- **Given entries**
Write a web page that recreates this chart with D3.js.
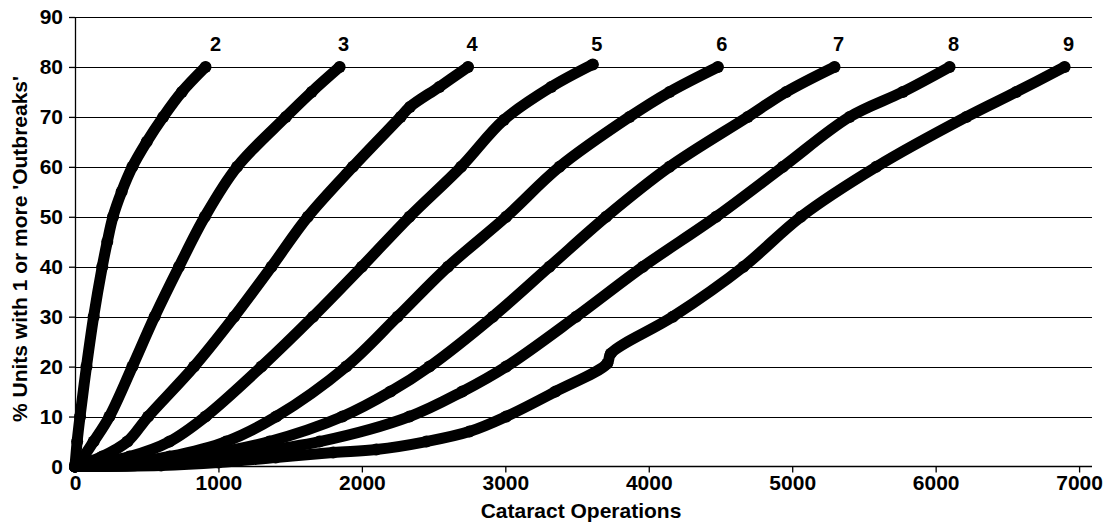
<!DOCTYPE html>
<html>
<head>
<meta charset="utf-8">
<script src="https://cdn.jsdelivr.net/npm/d3@7"></script>
<style>
    html, body { margin: 0; padding: 0; background: #fff; }
    #div-chart { width: 1106px; height: 524px; position: relative; }
    svg { font-family: "Liberation Sans", Arial, sans-serif; font-weight: bold; }
    .grid line { stroke: #000; stroke-width: 1; shape-rendering: crispEdges; }
    .y_axis path, .x_axis path { stroke: #000; stroke-width: 1.3; }
    .y_axis line, .x_axis line { stroke: #000; stroke-width: 1.3; }
    .y_axis text, .x_axis text { font-size: 21px; font-weight: bold; fill: #000; }
    .curve { fill: none; stroke: #000; stroke-width: 11; stroke-linecap: round; stroke-linejoin: round; }
    .dot { fill: #000; }
    .curve-label { font-size: 20px; font-weight: bold; fill: #000; }
    .axis-title { font-size: 21px; font-weight: bold; fill: #000; }
</style>
</head>
<body>
<div id="div-chart"></div>
<script>
"use strict";

// Values: [cataract operations, % units with 1+ outbreaks].
const seriesNames = ["2", "3", "4", "5", "6", "7", "8", "9"];

const curve2 = [[0, 0], [15, 5], [35, 10], [80, 20], [130, 30], [190, 40], [225, 45], [265, 50],
    [325, 55], [400, 60], [500, 65], [615, 70], [745, 75], [910, 80]];
const curve3 = [[0, 0], [60, 2], [130, 5], [240, 10], [400, 20], [555, 30], [725, 40], [905, 50],
    [1130, 60], [1470, 70], [1650, 75], [1845, 80]];
const curve4 = [[0, 0], [190, 2], [366, 5], [510, 10], [830, 20], [1110, 30], [1370, 40], [1623, 50],
    [1937, 60], [2270, 70], [2335, 72], [2540, 76], [2740, 80]];
const curve5 = [[0, 0], [380, 2], [659, 5], [910, 10], [1300, 20], [1660, 30], [2000, 40], [2332, 50],
    [2692, 60], [2990, 69.4], [3320, 76], [3610, 80.5]];
const curve6 = [[0, 0], [300, 0.5], [659, 2], [1054, 5], [1403, 10], [1891, 20], [2249, 30], [2600, 40],
    [3006, 50], [3378, 60], [3866, 70], [4145, 75], [4482, 80]];
const curve7 = [[0, 0], [450, 0.5], [845, 2], [1356, 5], [1865, 10], [2200, 15], [2471, 20], [2913, 30],
    [3308, 40], [3703, 50], [4145, 60], [4690, 70], [4958, 75], [5295, 80]];
const curve8 = [[0, 0], [500, 0.3], [1008, 2], [1705, 5], [2332, 10], [2700, 15], [3006, 20], [3494, 30],
    [3959, 40], [4470, 50], [4935, 60], [5400, 70], [5771, 75], [6097, 80]];
const curve9 = [[0, 0], [600, 0.2], [1000, 0.8], [1400, 1.8], [1800, 2.8], [2100, 3.4], [2450, 5],
    [2750, 7], [3006, 10], [3350, 15], [3710, 20.6], [3735, 22.6], [4168, 30], [4660, 40], [5060, 50],
    [5586, 60], [6214, 70], [6562, 75], [6899, 80]];

const allCurves = [curve2, curve3, curve4, curve5, curve6, curve7, curve8, curve9];

const xTicks = [0, 1000, 2000, 3000, 4000, 5000, 6000, 7000];
const yTicks = [0, 10, 20, 30, 40, 50, 60, 70, 80, 90];
const xTitle = "Cataract Operations";
const yTitle = "% Units with 1 or more 'Outbreaks'";

class CataractChart {

    constructor() {
        this.svg = d3.select("#div-chart")
            .append("svg")
            .attr("width", 1106)
            .attr("height", 524);
    }

    show() {
        const svg = this.svg;
        const left = 75, top = 17, right = 1092, bottom = 466.5;

        const xScale = d3.scaleLinear()
            .domain([0, 7090])
            .range([left, right]);
        const yScale = d3.scaleLinear()
            .domain([0, 90])
            .range([bottom, top]);

        // Horizontal gridlines.
        svg.append("g")
            .attr("class", "grid")
            .selectAll("line")
            .data(yTicks.filter(v => v > 0))
            .join("line")
            .attr("x1", left)
            .attr("x2", right)
            .attr("y1", d => Math.round(yScale(d)) + 0.5)
            .attr("y2", d => Math.round(yScale(d)) + 0.5);

        const yAxis = d3.axisLeft(yScale)
            .tickValues(yTicks)
            .tickSize(6)
            .tickSizeOuter(0)
            .tickPadding(6);
        svg.append("g")
            .attr("class", "y_axis")
            .attr("transform", `translate(${left},0)`)
            .call(yAxis);

        const xAxis = d3.axisBottom(xScale)
            .tickValues(xTicks)
            .tickFormat(d3.format("d"))
            .tickSize(6)
            .tickSizeOuter(0)
            .tickPadding(3);
        const gx = svg.append("g")
            .attr("class", "x_axis")
            .attr("transform", `translate(0,${bottom})`)
            .call(xAxis);
        gx.select(".domain").attr("d", `M${left},0H${right}`);

        const lineData = d3.line()
            .x(d => xScale(d[0]))
            .y(d => yScale(d[1]))
            .curve(d3.curveCatmullRom.alpha(0.5));

        const gCurves = svg.append("g");
        allCurves.forEach((pts, i) => {
            const g = gCurves.append("g");
            g.append("path")
                .datum(pts)
                .attr("class", "curve")
                .attr("d", lineData);
            g.selectAll("circle")
                .data(pts)
                .join("circle")
                .attr("class", "dot")
                .attr("cx", d => xScale(d[0]))
                .attr("cy", d => yScale(d[1]))
                .attr("r", 6);
            // Number label sits just above the last point of the series.
            const last = pts[pts.length - 1];
            g.append("text")
                .attr("class", "curve-label")
                .attr("text-anchor", "middle")
                .attr("x", xScale(last[0]) + (i === 0 ? 10 : 4))
                .attr("y", yScale(80) - 16)
                .text(seriesNames[i]);
        });

        // Axis titles.
        svg.append("text")
            .attr("class", "axis-title")
            .attr("text-anchor", "middle")
            .attr("transform", `translate(27,${249}) rotate(-90)`)
            .text(yTitle);

        svg.append("text")
            .attr("class", "axis-title")
            .attr("text-anchor", "middle")
            .attr("x", 581)
            .attr("y", 518)
            .text(xTitle);
    }
}

new CataractChart().show();
</script>
</body>
</html>
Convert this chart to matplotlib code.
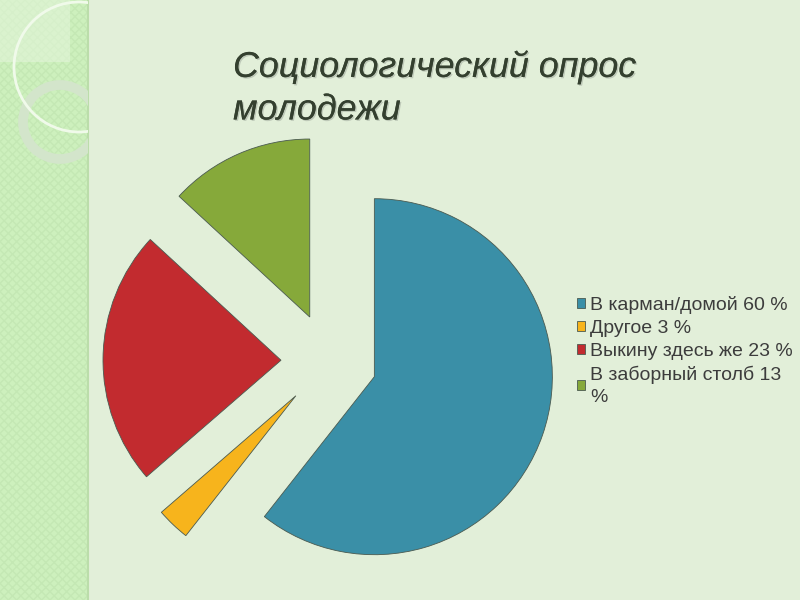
import matplotlib
matplotlib.use("Agg")
import matplotlib.pyplot as plt
import matplotlib.patches as mpatches
import matplotlib.patheffects as pe

# ---- data ----
categories = ["В карман/домой", "Другое", "Выкину здесь же", "В заборный столб"]
values = [60, 3, 23, 13]
colors = ["#3A8FA7", "#F7B41C", "#C22B2F", "#86A93A"]
title_text = "Социологический опрос\nмолодежи"

# ---- style / layout ----
W, H = 800, 600
pie_center = (329, 600 - 361)
pie_radius = 178
explode_px = [48, 48, 48, 48]

plt.rcParams['font.family'] = ['Liberation Sans', 'DejaVu Sans']

fig = plt.figure(figsize=(8, 6), dpi=100)
fig.patch.set_facecolor("#E2EFD9")
ax = fig.add_axes([0, 0, 1, 1])

# left decorative strip
strip = mpatches.Rectangle((0, 0), 88, H, facecolor="#CDF0BD", edgecolor="none", zorder=0)
ax.add_patch(strip)
hatch = mpatches.Rectangle((0, 0), 88, H, facecolor="none", edgecolor="#C4E8B4",
                           hatch="xxxx", linewidth=0, zorder=0.1)
ax.add_patch(hatch)
ax.plot([88, 88], [0, H], color="#BBDDAA", lw=1.5, zorder=0.2)
ax.add_patch(mpatches.Rectangle((0, H - 62), 70, 62, facecolor="#E3F5DA", alpha=0.6,
                                edgecolor="none", zorder=0.3))
clip = mpatches.Rectangle((0, 0), 88, H, transform=ax.transData)
ring = mpatches.Circle((60, H - 122), 37, facecolor="none", edgecolor="#D3E5CB",
                       lw=7, zorder=0.4)
ax.add_patch(ring)
ring.set_clip_path(clip)
big = mpatches.Circle((79, H - 67), 65, facecolor="none", edgecolor="#F0FAEA",
                      lw=2, zorder=0.4)
ax.add_patch(big)
big.set_clip_path(clip)

wedges, _ = ax.pie(values, colors=colors, startangle=90, counterclock=False,
                   center=pie_center, radius=pie_radius, explode=explode_px,
                   wedgeprops=dict(edgecolor="#4a5a50", linewidth=0.6), frame=False)
for w in wedges:
    w.set_zorder(2)

ax.set_xlim(0, W)
ax.set_ylim(0, H)
ax.set_aspect("equal")
ax.axis("off")

# title
ax.text(233, H - 49, title_text, fontsize=25.8, style="italic", color="#34402F",
        ha="left", va="top", linespacing=1.28, zorder=3,
        path_effects=[pe.withSimplePatchShadow(offset=(1, -1), shadow_rgbFace="#a6b0a2", alpha=0.6),
                      pe.Normal()])

# legend
labels = []
for c, v in zip(categories, values):
    lab = f"{c} {v} %"
    if len(lab) > 20:
        lab = f"{c} {v}\n%"
    labels.append(lab)
leg = ax.legend(wedges, labels, loc="upper left", bbox_to_anchor=(577 / W, 1 - 296 / H),
                bbox_transform=fig.transFigure, frameon=False, fontsize=14,
                handlelength=0.42, handleheight=0.42, handletextpad=0.25,
                labelspacing=0.3, borderpad=0, borderaxespad=0)
for t in leg.get_texts():
    t.set_color("#3C3C3C")
    t.set_linespacing(1.38)

fig.savefig("out.png", dpi=100, facecolor=fig.get_facecolor())
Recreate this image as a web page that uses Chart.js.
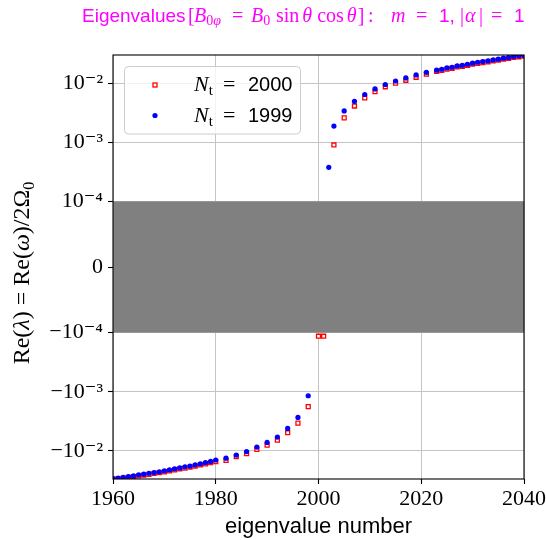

- **What is expected**
Transcribe exactly the lines between the one containing "Convert this chart to matplotlib code." and the one containing "plt.rcParams['font.family'] = ['Liberation", counting both ends. Pictures are not copied.

- **Correct output**
Convert this chart to matplotlib code.
import matplotlib
matplotlib.use("Agg")
import matplotlib.pyplot as plt
import matplotlib.patches as mpatches
import matplotlib.patheffects as pe

# ---- data ----
categories = ["В карман/домой", "Другое", "Выкину здесь же", "В заборный столб"]
values = [60, 3, 23, 13]
colors = ["#3A8FA7", "#F7B41C", "#C22B2F", "#86A93A"]
title_text = "Социологический опрос\nмолодежи"

# ---- style / layout ----
W, H = 800, 600
pie_center = (329, 600 - 361)
pie_radius = 178
explode_px = [48, 48, 48, 48]

plt.rcParams['font.family'] = ['Liberation Sans', 'DejaVu Sans']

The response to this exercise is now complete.